| >People expect you to have Gmail and Slack open all day and to reply in the 5 minutes. When I was looking for my last job, I explicitly queried about this: "Will it be OK if I check my email only 3 times a day (at work)?" In my previous job, too much work was done through email. Person wants me to do some work and return a plot. I send it to him. Within 5-30 minutes, he has a question about it. I have to respond soon. And it goes on and on - with each email interrupting whatever work I'm doing. So I don't have "meetings through email" any more. They want to ask me stuff? Let's get in a room and at a fixed time and work through them. "I keep my messenger app permanently off.
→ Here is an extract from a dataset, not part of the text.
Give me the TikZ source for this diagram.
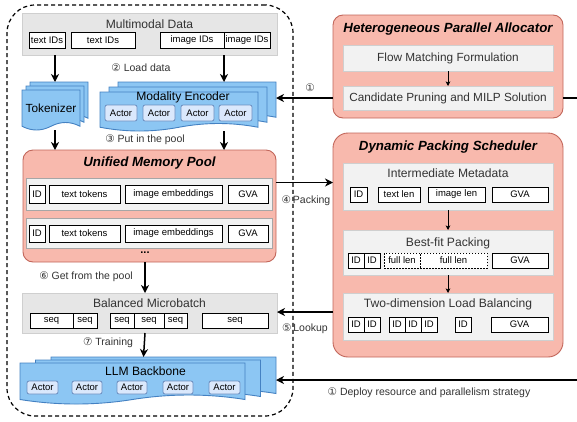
\documentclass[tikz,border=0pt]{standalone}
\usepackage{fontspec}
\setmainfont{Liberation Sans}
\newfontfamily\circfont{DejaVu Sans}
\usetikzlibrary{arrows.meta}

\definecolor{pinkfill}{HTML}{F8B9AD}
\definecolor{pinkline}{HTML}{C2665A}
\definecolor{bluefill}{HTML}{8CC6F3}
\definecolor{blueline}{HTML}{4481C2}
\definecolor{actorfill}{HTML}{DAE8FC}
\definecolor{actorline}{HTML}{6C8EBF}
\definecolor{panel}{HTML}{E6E6E6}
\definecolor{subpanel}{HTML}{F2F2F2}
\definecolor{subline}{HTML}{CFCFCF}
\definecolor{rowline}{HTML}{A6A6A6}
\definecolor{txt}{HTML}{333333}

\tikzset{
  base/.style={inner sep=0pt, outer sep=0pt, align=center},
  small/.style={font=\fontsize{9.5}{11}\selectfont},
  cell/.style={base, small, draw=black, line width=0.8pt, fill=white},
  dcell/.style={base, small, draw=black, line width=0.8pt, dash pattern=on 1.5pt off 1.5pt, fill=white},
  actor/.style={base, small, draw=actorline, line width=0.8pt, fill=actorfill, rounded corners=2pt},
  panelbox/.style={base, fill=panel, draw=panel!90!black, line width=0.5pt},
  subbox/.style={base, fill=subpanel, draw=subline, line width=0.8pt, text=txt, font=\fontsize{11.8}{13}\selectfont},
  rowbox/.style={base, fill=subpanel, draw=rowline, line width=0.8pt},
  pinkbox/.style={base, fill=pinkfill, draw=pinkline, line width=0.9pt, rounded corners=10pt},
  docstyle/.style={fill=bluefill, draw=blueline, line width=0.9pt},
  heading/.style={base, text=txt, font=\fontsize{12.1}{14}\selectfont},
  bigtitle/.style={base, font=\fontsize{13.3}{15}\selectfont\bfseries\itshape},
  lbl/.style={base, text=txt, font=\fontsize{10.5}{12}\selectfont},
  arr/.style={line width=1.5pt, -{Stealth[length=8pt,width=8pt,inset=2.5pt]}},
  thinarr/.style={line width=0.8pt, -{Stealth[length=4.5pt,width=4.5pt,inset=1pt]}},
  container/.style={draw=black, line width=1.2pt, dash pattern=on 4pt off 3pt, rounded corners=28pt},
}

% rectangle node from two corners: name, x1, y1, x2, y2, style, text
\newcommand\bx[7]{%
  \node[#6, minimum width={(#4)-(#2)}, minimum height={(#5)-(#3)}]
    (#1) at ({((#2)+(#4))/2},{((#3)+(#5))/2}) {#7};}

% a single wavy-bottomed document: x1, y1, x2, y2 (lowest point), wave depth
\newcommand\docshape[5]{%
  \pgfmathsetmacro\mdW{(#3)-(#1)}%
  \pgfmathsetmacro\mdM{((#1)+(#3))/2}%
  \pgfmathsetmacro\mdB{(#4)-0.75*(#5)}%
  \filldraw[docstyle] (#1,#2) -- (#3,#2) -- (#3,\mdB)
    .. controls ({#3-\mdW/6},{\mdB-#5}) and ({\mdM+\mdW/6},{\mdB-#5}) .. (\mdM,\mdB)
    .. controls ({\mdM-\mdW/6},{\mdB+#5}) and ({#1+\mdW/6},{\mdB+#5}) .. (#1,\mdB) -- cycle;}

% stack of three documents: name, x1, y1, x2, y2, dx, dy, wave depth
\newcommand\multidoc[8]{%
  \pgfmathsetmacro\mdXa{#2+2*#6}\pgfmathsetmacro\mdYa{#5-2*#7}%
  \docshape{\mdXa}{#3}{#4}{\mdYa}{#8}%
  \pgfmathsetmacro\mdXb{#2+#6}\pgfmathsetmacro\mdYb{#3+#7}%
  \pgfmathsetmacro\mdXc{#4-#6}\pgfmathsetmacro\mdYc{#5-#7}%
  \docshape{\mdXb}{\mdYb}{\mdXc}{\mdYc}{#8}%
  \pgfmathsetmacro\mdXd{#4-2*#6}\pgfmathsetmacro\mdYd{#3+2*#7}%
  \docshape{#2}{\mdYd}{\mdXd}{#5}{#8}%
  \bx{#1}{#2}{#3}{#4}{#5}{base}{}}

\newcommand\cn[1]{{\circfont #1}}

\begin{document}
\begin{tikzpicture}[x=1pt, y=-1pt]
\useasboundingbox (0,0) rectangle (577,421);

% ---------- training-side container ----------
\bx{frame}{7}{5}{293}{416}{container}{}

% ---------- multimodal data ----------
\bx{mm}{22}{13}{277}{55}{panelbox}{}
\node[heading] (mmt) at (149.5,24) {Multimodal Data};
\bx{tid1}{29}{32}{65}{48}{cell}{text IDs}
\bx{tid2}{71}{32}{135}{48}{cell}{text IDs}
\bx{iid1}{160}{32}{224}{48}{cell}{image IDs}
\bx{iid2}{224}{32}{270}{48}{cell}{image IDs}

% ---------- tokenizer and modality encoder ----------
\multidoc{tok}{22}{82}{88}{130}{4}{4}{5}
\node[base, font=\fontsize{11.8}{13}\selectfont] (tokt) at (51,108) {Tokenizer};

\multidoc{enc}{100}{82}{276}{131}{9}{5}{5}
\node[heading, text=black] (enct) at (183,97) {Modality Encoder};
\bx{ea1}{105}{105}{137}{121}{actor}{Actor}
\bx{ea2}{143}{105}{175}{121}{actor}{Actor}
\bx{ea3}{181}{105}{214}{121}{actor}{Actor}
\bx{ea4}{219}{105}{252}{121}{actor}{Actor}

% ---------- unified memory pool ----------
\bx{pool}{23}{150}{276}{262}{pinkbox}{}
\node[bigtitle] (poolt) at (149.5,163) {Unified Memory Pool};
\bx{row1}{26}{178}{272}{210}{rowbox}{}
\bx{r1a}{29}{185}{45}{203}{cell}{ID}
\bx{r1b}{49}{185}{120}{203}{cell}{text tokens}
\bx{r1c}{125}{185}{222}{203}{cell}{image embeddings}
\bx{r1d}{228}{185}{268}{203}{cell}{GVA}
\bx{row2}{26}{218}{272}{248}{rowbox}{}
\bx{r2a}{29}{225}{45}{242}{cell}{ID}
\bx{r2b}{49}{225}{120}{242}{cell}{text tokens}
\bx{r2c}{125}{225}{222}{242}{cell}{image embeddings}
\bx{r2d}{228}{225}{268}{242}{cell}{GVA}
\node[base, font=\fontsize{11}{12}\selectfont\bfseries] (dots) at (145,253) {...};

% ---------- balanced microbatch ----------
\bx{mb}{22}{293}{277}{333}{panelbox}{}
\node[heading] (mbt) at (149.5,303) {Balanced Microbatch};
\bx{s1}{30}{313}{73}{328}{cell}{seq}
\bx{s2}{73}{313}{97}{328}{cell}{seq}
\bx{s3}{110}{313}{134}{328}{cell}{seq}
\bx{s4}{134}{313}{164}{328}{cell}{seq}
\bx{s5}{164}{313}{187}{328}{cell}{seq}
\bx{s6}{202}{313}{268}{328}{cell}{seq}

% ---------- LLM backbone ----------
\multidoc{llm}{20}{357}{276}{404}{15.5}{3}{6}
\node[heading, text=black] (llmt) at (145.5,371) {LLM Backbone};
\bx{la1}{27}{381}{58}{394}{actor}{Actor}
\bx{la2}{72}{381}{102}{394}{actor}{Actor}
\bx{la3}{117}{381}{147}{394}{actor}{Actor}
\bx{la4}{163}{381}{193}{394}{actor}{Actor}
\bx{la5}{209}{381}{240}{394}{actor}{Actor}

% ---------- heterogeneous parallel allocator ----------
\bx{alloc}{333}{15}{563}{118}{pinkbox}{}
\node[bigtitle] (alloct) at (448,29) {Heterogeneous Parallel Allocator};
\bx{flow}{343}{45}{553}{71}{subbox}{Flow Matching Formulation}
\bx{cand}{343}{86}{553}{110}{subbox}{Candidate Pruning and MILP Solution}
\draw[thinarr] (flow) -- (cand);

% ---------- dynamic packing scheduler ----------
\bx{sched}{333}{133}{563}{357}{pinkbox, rounded corners=15pt}{}
\node[bigtitle] (schedt) at (448,147) {Dynamic Packing Scheduler};

\bx{meta}{343}{163}{553}{210}{subbox}{}
\node[heading] (metat) at (448,173) {Intermediate Metadata};
\bx{m1}{350}{187}{367}{202}{cell}{ID}
\bx{m2}{378}{187}{420}{202}{cell}{text len}
\bx{m3}{428}{187}{485}{202}{cell}{image len}
\bx{m4}{492}{187}{548}{202}{cell}{GVA}

\bx{fit}{343}{230}{553}{275}{subbox}{}
\node[heading] (fitt) at (448,243) {Best-fit Packing};
\bx{f1}{348}{253}{364}{268}{cell}{ID}
\bx{f2}{364}{253}{380}{268}{cell}{ID}
\bx{f3}{384}{253}{420}{268}{dcell}{full len}
\bx{f4}{420}{253}{487}{268}{dcell}{full len}
\bx{f5}{492}{253}{548}{268}{cell}{GVA}

\bx{bal}{343}{293}{553}{340}{subbox}{}
\node[heading] (balt) at (448,304) {Two-dimension Load Balancing};
\bx{b1}{348}{317}{364}{332}{cell}{ID}
\bx{b2}{364}{317}{380}{332}{cell}{ID}
\bx{b3}{389}{317}{405}{332}{cell}{ID}
\bx{b4}{405}{317}{421}{332}{cell}{ID}
\bx{b5}{421}{317}{437}{332}{cell}{ID}
\bx{b6}{455}{317}{471}{332}{cell}{ID}
\bx{b7}{491}{317}{548}{332}{cell}{GVA}

\draw[thinarr] (meta) -- (fit);
\draw[thinarr] (fit) -- (bal);

% ---------- connectors ----------
\coordinate (edgeTop) at (577,98);
\coordinate (edgeBot) at (577,380);

\draw[arr] (mm.south -| tok) -- (tok.north);
\draw[arr] (mm.south -| iid1.east) -- (enc.north -| iid1.east);
\draw[arr] (tok.south) -- (pool.north -| tok);
\draw[arr] (enc.south -| iid1.east) -- (pool.north -| iid1.east);
\draw[arr] ([xshift=-4.5pt]pool.south) -- ([xshift=-4.5pt]mb.north);
\draw[arr] ([xshift=-4.5pt]mb.south) -- ([xshift=-4.5pt]llm.north);

\draw[arr] (alloc.west |- cand) -- (enc.east |- cand);
\draw[line width=1.5pt] (alloc.east |- cand) -- (edgeTop);
\draw[arr] ([yshift=4pt]pool.east |- meta) -- ([yshift=4pt]sched.west |- meta);
\draw[arr] (sched.west |- 0,312) -- (mb.east |- 0,312);
\draw[arr] (edgeBot) -- (llm.east |- edgeBot);

% ---------- step labels ----------
\node[lbl] (lab1) at (310,88) {\cn{①}};
\node[lbl] (lab2) at (141,68) {\cn{②} Load data};
\node[lbl] (lab3) at (145,140) {\cn{③} Put in the pool};
\node[lbl] (lab4) at (306,201) {\cn{④}\,Packing};
\node[lbl] (lab5) at (305,329) {\cn{⑤}\,Lookup};
\node[lbl] (lab6) at (86,277) {\cn{⑥} Get from the pool};
\node[lbl] (lab7) at (108,343) {\cn{⑦} Training};
\node[lbl] (lab1b) at (429,393) {\cn{①} Deploy resource and parallelism strategy};
\end{tikzpicture}
\end{document}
Is that a problem?" >but at the end you are interrupted every 5 minutes by people walking and talking/screaming/laughing about anything. For me, this is a non-issue, and much preferred to emails and IM's. Especially IM. Also, phone calls are OK too. Why? With IM, they start a conversation and then suddenly disappear, only to reappear 15 minutes later when I think the issue is closed and have started to work on something. No one does that in person (well, almost no one). When they come to me in person or call me on the phone, they cannot just browse the Internet while talking. They are mindful of my time. And somehow, I feel they prepare their questions better, too. |
What is it about the email that makes you think you have to respond soon? Is it the culture at the company around email?
I work at a non-technology Fortune 500 in the IT dept. (I work remote, too) and the general expectation is that we check our email 2-4 times a day. Occasionally I go a day going through my inbox once all day, and it has never been a problem.
I suppose it is a company culture issue?